We brought a swarm home yesterday and put them in a Top bar hive. This morning I shined a light up in the bottom and they were balled up at the entrance on the inside of the hive. Now this evening they are covering the outside of the front of the hive and around the ends at the entrance end of the hive. We put a queen includer over the holes so I am certain that the queen is in the hive. I am hoping they go back in on their own. We have had freshly hived swarms leave us, but this is our first experience with a queen includer. Should we do some thing?


----------



## Joseph Clemens (Feb 12, 2005)

Wait.


----------



## Beetree (Feb 1, 2007)

Thanks, that is what I wanted to hear.


----------



## Joseph Clemens (Feb 12, 2005)

I was also wondering if they are in sun or shade, and if there may be any odd scents inside the hive. Lemon grass oil may help.


----------



## Beetree (Feb 1, 2007)

They are in late afternoon shade. It is 93º right now. I did put lemon grass oil in it several weeks ago. The hive has two bars with about 1.5" of good straight comb attached that has been cut off that I hope will get them started straight. I have a follower board giving slightly less than one half the hive. The bees have not moved.


----------



## Maine_Beekeeper (Mar 19, 2006)

FEED THEM inside the hive
(groove out a couple of top bars and use a baggie feeder)

Does your TBH have a screened bottom board? If yes, shut it to stop the light. 
Your swarm doesn't think that your top bar hive is a suitable cavity and they are scouting for a new home. excluding the queen/"inculding" the queen is cruel. Make the hive a suitable place. Don't let the bees scout a new home and not be able to bring their queen. They don't understand the queen excluder. They will try to alight and she will not follow due the the excluder (maybe). Flying swarm queens can be small enough to get through excluders. 
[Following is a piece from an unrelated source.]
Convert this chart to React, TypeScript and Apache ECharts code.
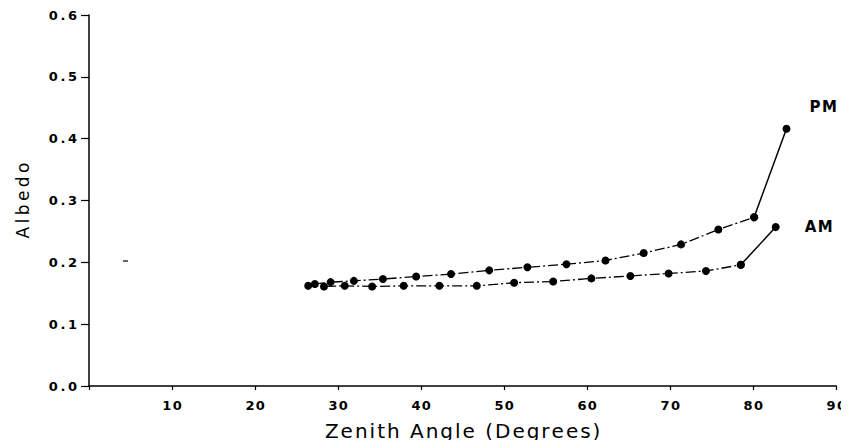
import React, { useEffect, useRef } from "react";
import * as echarts from "echarts";

const xTicks = [0, 10, 20, 30, 40, 50, 60, 70, 80, 90];
const yTicks = [0.0, 0.1, 0.2, 0.3, 0.4, 0.5, 0.6];

const amAngle = [26.4, 28.3, 30.8, 34.1, 37.9, 42.2, 46.7, 51.2, 55.9, 60.5, 65.2, 69.8, 74.3, 78.5, 82.7];
const amAlbedo = [0.162, 0.161, 0.162, 0.161, 0.162, 0.162, 0.162, 0.167, 0.169, 0.174, 0.178, 0.182, 0.186, 0.196, 0.257];

const pmAngle = [27.2, 29.1, 31.9, 35.4, 39.4, 43.6, 48.2, 52.8, 57.5, 62.2, 66.8, 71.3, 75.8, 80.1, 84.0];
const pmAlbedo = [0.165, 0.168, 0.170, 0.173, 0.177, 0.181, 0.187, 0.192, 0.197, 0.203, 0.215, 0.229, 0.253, 0.273, 0.416];

const seriesNames = ["AM", "PM"];
const xTitle = "Zenith Angle (Degrees)";
const yTitle = "Albedo";

const FONT = "DejaVu Sans";

function spaced(s: string, sep: string) {
  return s.split("").join(sep);
}

function pairs(xs: number[], ys: number[]) {
  return xs.map((x, i) => [x, ys[i]]);
}

function buildSeries(name: string, xs: number[], ys: number[], labelOffset: number[]) {
  const all = pairs(xs, ys);
  const n = all.length;
  const dashedPart = all.slice(0, n - 1);
  const solidPart = all.slice(n - 2);
  return [
    {
      name: name,
      type: "line",
      data: dashedPart,
      symbol: "circle",
      symbolSize: 8,
      itemStyle: { color: "#000" },
      lineStyle: { color: "#000", width: 1.3, type: [10, 3, 2, 3] },
      z: 3,
    },
    {
      name: name + "-end",
      type: "line",
      data: solidPart.map((p, i) =>
        i === solidPart.length - 1
          ? {
              value: p,
              label: {
                show: true,
                formatter: spaced(name, "\u200a"),
                position: "right",
                offset: labelOffset,
                color: "#000",
                fontFamily: FONT,
                fontSize: 15,
                fontWeight: "bold",
              },
            }
          : { value: p }
      ),
      symbol: "circle",
      symbolSize: 8,
      itemStyle: { color: "#000" },
      lineStyle: { color: "#000", width: 1.5, type: "solid" },
      z: 3,
    },
  ];
}

export default function App() {
  const ref = useRef<HTMLDivElement>(null);
  useEffect(() => {
    if (!ref.current) return;
    const chart = echarts.init(ref.current, undefined, { renderer: "svg" });
    chart.setOption({
      animation: false,
      backgroundColor: "#fff",
      grid: { left: 89, right: 12, top: 15, bottom: 62, containLabel: false },
      xAxis: {
        type: "value",
        min: xTicks[0],
        max: xTicks[xTicks.length - 1],
        interval: 10,
        name: spaced(xTitle, "\u200a"),
        nameLocation: "middle",
        nameGap: 35,
        nameTextStyle: { fontFamily: FONT, fontSize: 20, color: "#000" },
        axisLine: { show: true, lineStyle: { color: "#000", width: 1.5 } },
        axisTick: { show: true, inside: false, length: 4, lineStyle: { color: "#000", width: 1.2 } },
        axisLabel: {
          color: "#000",
          fontFamily: FONT,
          fontSize: 13,
          fontWeight: "bold",
          margin: 13,
          formatter: (v: number) => (v === 0 ? "" : spaced(String(v), "\u200a")),
        },
        splitLine: { show: false },
      },
      yAxis: {
        type: "value",
        min: yTicks[0],
        max: yTicks[yTicks.length - 1],
        interval: 0.1,
        name: spaced(yTitle, "\u2009"),
        nameLocation: "middle",
        nameGap: 58,
        nameRotate: 90,
        nameTextStyle: { fontFamily: FONT, fontSize: 17, color: "#000" },
        axisLine: { show: true, lineStyle: { color: "#000", width: 1.5 } },
        axisTick: { show: true, inside: false, length: 8, lineStyle: { color: "#000", width: 1.2 } },
        axisLabel: {
          color: "#000",
          fontFamily: FONT,
          fontSize: 13,
          fontWeight: "bold",
          margin: 12,
          formatter: (v: number) => spaced(v.toFixed(1), "\u2009"),
        },
        splitLine: { show: false },
      },
      series: [
        ...buildSeries(seriesNames[0], amAngle, amAlbedo, [20, 0]),
        ...buildSeries(seriesNames[1], pmAngle, pmAlbedo, [14, -22]),
      ],
      graphic: [
        { type: "line", shape: { x1: 123, y1: 261, x2: 128, y2: 261 }, style: { stroke: "#000", lineWidth: 1.2 } },
      ],
    });
    return () => chart.dispose();
  }, []);
  return <div ref={ref} style={{ width: 849, height: 448, margin: -8 }} />;
}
Better to try to make your TBH attractive than to try to force bees to stay in a place they don't like. 

-Erin


----------



## Delta Bay (Dec 4, 2009)

> Does your TBH have a screened bottom board? If yes, shut it to stop the light.


I second this advice.


----------



## Beetree (Feb 1, 2007)

Yesterday morning I put the bottom board on before leaving for work. Last night there were not near as many bees on the outside of the hive, so I did not open it up because of bees still hanging on the lid. Tonight they have all gone in with bees coming and going normally. Thanks for your suggestions and kindness.


----------



## Maine_Beekeeper (Mar 19, 2006)

Very glad to hear it!

Now feed them. 1-1 so they can draw comb. 
feed via baggie feeder on top of the bars, just take a couple out and sand them down to make a way for the bees to get up to the baggie. 
I will post a picture in the photo forum. 
Bee havers make their bees work for every last carbohydrate > cell of wax comb > place to put food or babies. 
Beekeepers know when to help their bees and when their bees don't need help. 
Swarms building nests need help. 

-E.


----------



## earthchild (Jun 30, 2009)

Beetree, I'll pass along the same advice I was given when I first put a swarm in my TBH: Don't open the hive until the bees are bringing in pollen. 

If you're going to feed by using a baggy on top of the bars, that's fine. Just try to avoid doing any inspections until you see pollen. For me, it was about four days, but I waited a week to inspect. By that time, there was comb on the 10 bars I started them with.

Keep us posted.


----------